What a waste. Spend your $10 billion now or your $200 billion later. We can’t tell you how much later, maybe next week, maybe next year, maybe next decade, but it will be spent, in your lifetime.
I think they ought fill in the below sea-level part of the city with the rubble of the world trade center and any other rubbish that can be gathered and bring the entire city up to sea level, at least. Then cover the rubble with a layer of good silt and, voila, instant city. I don’t know how long you have to wait for everything to settle to provide a stable foundation. I think a decade or two should suffice. Basically, if you owned the land at the bottom of the rubble, you would own what is directly above it.
I heard someone suggest that the New New Orleans should build houses on stilts, like the beach front houses. Then you don’t have to fill anything in. Of course, the house would be a bit more expensive.
I would also suggest that every house be built with a trap door in the roof to provide easy egress from the attic.
I imagine that if all the houses were built on stilts, that the builders wouldn’t make sure the stilts were properly anchored and that all the houses would fall down after the ground got soaked by a heavy rain. I wonder if that counts as flood damage?
I also heard that some states are planning to go to court against the insurance companies, saying that the companies need to pay for damaged houses even if the damage was all flood and the homeowners didn’t have flood insurance.
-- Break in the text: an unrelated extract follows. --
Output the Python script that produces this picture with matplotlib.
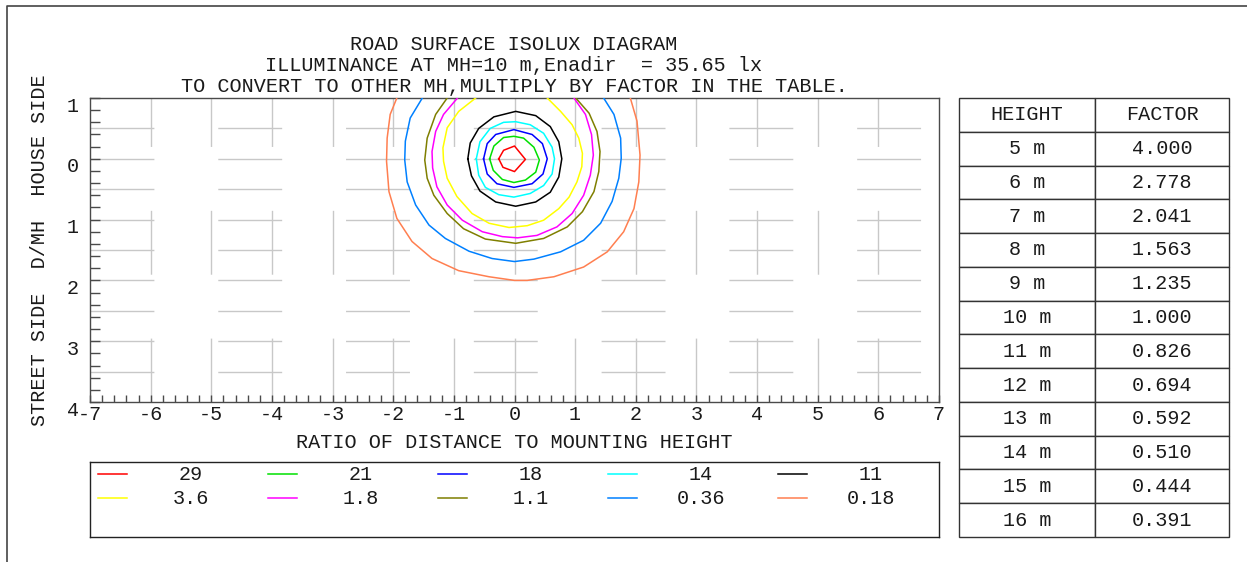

What a crock. If you want ensure that all your citizens have flood insurance then mandate it. Make it part of the property tax.
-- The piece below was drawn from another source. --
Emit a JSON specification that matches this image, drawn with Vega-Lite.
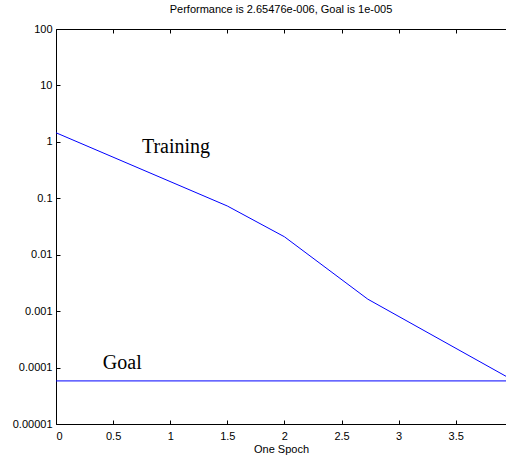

Don’t go crying that you didn’t think you needed flood insurance but now your house is gone and you want another one, but you aren’t willing to put up any money to buy the insurance. That’s what insurance is all about, everyone pays to cover against the possibility that a natural disaster will happen to some of them. It’s like a collective helping individual members. It’s socialism.
Personally, I wouldn’t let people build within a 100 year flood plain without their paying a hefty amount of insurance, annually. But it is up to them. IF they build, or buy, where history says floods will come, and they don’t want to contribute to a disaster contingency fund, then they can live with the results.
I remember when we bought a place in Texas, our lot had a creek at one end and the part of the property bordering the creek was in the 100-year flood plain, (it’s marked on the plat). Our mortgage company wanted us to get flood insurance before they would give us the mortgage. We were able to convince them that the actual structure, (house), was 100 yards from the flood plain marking and on a slight rise so we were 2-3 feet higher. (Plano Texas is very, very flat) We looked over the situation and decided not to go for the insurance. We took a chance. I don’t think that house will be flooded until the 1,000 year flood comes along, and that will wipe out most of Dallas-Fort Worth and our house would be the least of our worries.
I also don’t think anyone should be allowed to build within a mile of sea level. (Horizontally, on the map, not vertically. It would get too crowded in Colorado.) Although I realize that that isn’t too realistic. Fisherman, and others who live off the sea, will want to be nearby. But that’s it. No ocean-front beach houses for people working inland. No sea-breeze tourist traps. Let them walk a mile to the beach.